The Constitutional Principle: Separation of Church and State
Accommodationists make much of the fact that the Northwest Ordinance was reenacted by the same Congress that finalized the language of the First Amendment. Indeed, accommodationists seem to read the Northwest Ordinance almost as a commentary on the First Amendment, as if one could get some sense of the meaning of the Amendment by looking at the Ordinance. But this is to flatly distort history. Here are two reasons why the Northwest Ordinance cannot be used to make inferences about the framer's beliefs about church/state relationships:
Primary research by Jim Allison. Writing based on that research by Tom Peters. Originally published on the Separation of Church and State Home Page. |
The Northwest Ordinance was passed before the First Amendment was ever discussed by Congress.
While accommodationists stress that the first Congress passed both the First Amendment and the Northwest Ordinance, they ignore the time frame of these passages. Barton, for example, states that the Northwest Ordinance was reenacted "in the midst of the time that the same Congress was formulating the First Amendment" (The Myth of Separation, p. 37). And to be sure, Madison's proposal for what was to become our First Amendment was introduced to the House of Representatives on June 7, 1789, a month and a half before the Northwest Ordinance was first considered in Congress. But what Barton omits is that Madison's proposal was not immediately debated. On the contrary, Madison's proposal was pushed aside in the face of more pressing business. It was not discussed on the floor of the House until August 15, 1789, eight full days after the Northwest Ordinance was signed into law.
There is more. The debate in the House did not produce the final version of the Amendment. On the contrary, the Senate approved an very different version on September 9. Because the Senate and House Amendments disagreed, a conference committee was formed to hash out the final language. The committee produced its final version of the Amendment on September 25, and the language of this Amendment was substantially different from both the Senate and House proposals (check back with us for articles coming on the relevant debates of the First Congress). The Amendment, in other words, did not assume it's final form until a month and a half after the Northwest Ordinance was signed into the law. Hence, Congress could not have had the precisely nuanced and carefully thought out language of the First Amendment in mind when it reenacted the Northwest Ordinance. As Derek Davis puts it in his book, Original Intent: Chief Justice Rehnquist and the Future of American Church/State Relations, p. 108:
The argument that Congress, in passing the Northwest ordinance, did so in contravention of matters that it had not yet even discussed on the floor, is not convincing.
The Northwest Ordinance was not written by the framers.
Despite our common assumptions to the contrary, not every important piece of legislation written during the 1780s was written by the framers of our Constitution, or reflected the framer's thinking. Indeed, when the Constitutional Convention was meeting in Philadelphia in 1787, the last Continental Congress was meeting in New York, passing all sorts of legislation. It is an irony of history that it was this last Continential Congress that authored the legislation that we now know as the Northwest Ordinance.
Note the damage this does to the accommodationist argument.
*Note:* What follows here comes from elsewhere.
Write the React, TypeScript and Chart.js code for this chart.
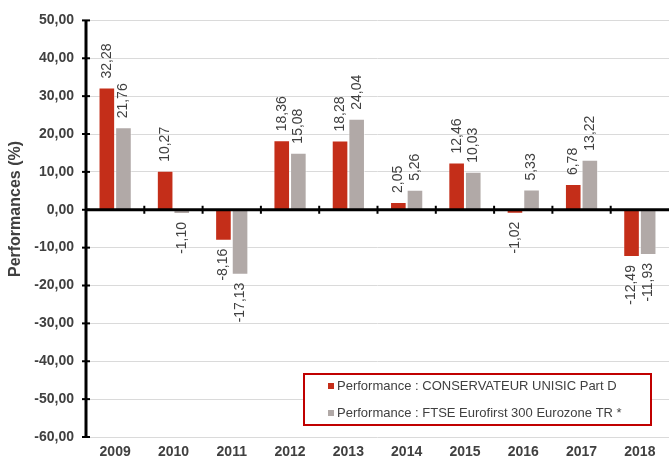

The accommodationist argument assumes that Congress would never have passed the Northwest Ordinance if it contained language that was in conflict with the Constitution. But the two were written by entirely separate groups of people, meeting in different states, and for different purposes. There is no way that one group would have known (at least in detail) what the other was doing. Moreover, knowledge of each other's activities would have been irrelevant; the Northwest Ordinance was written under the authority of the Articles of Confederation, and would not have been obligated to correspond to a Constitution that had not yet been approved by the Constitutional Convention, let alone Congress or the states. Indeed, as we demonstrate elsewhere, the Northwest Ordinance was most likely illegal even under the Articles of Confederation! There is not much evidence, in other words, that the last Continental Congress was particularly concerned to tailor its legislation to any Constitution whatsoever.
We close with the words of historian Richard B. Morris:
Hence, the extraordinary action of the Old Congress, taken while the Constitutional Convention was in session, undergirds the importance of the restriction upon Congress imposed by the First Amendment. It is significant, too, on the basis of their own disestablishment laws, that of the eleven states that ratified the First amendment, only [the New England states] Vermont and New Hampshire failed to subscribe to the proposition that the support of religion and churches should be a personal and voluntary matter, and that financial assistance by the government to religion constituted an establishment of religion and violated its free exercise (The Forging of the Union: 1781-1789, p. 173).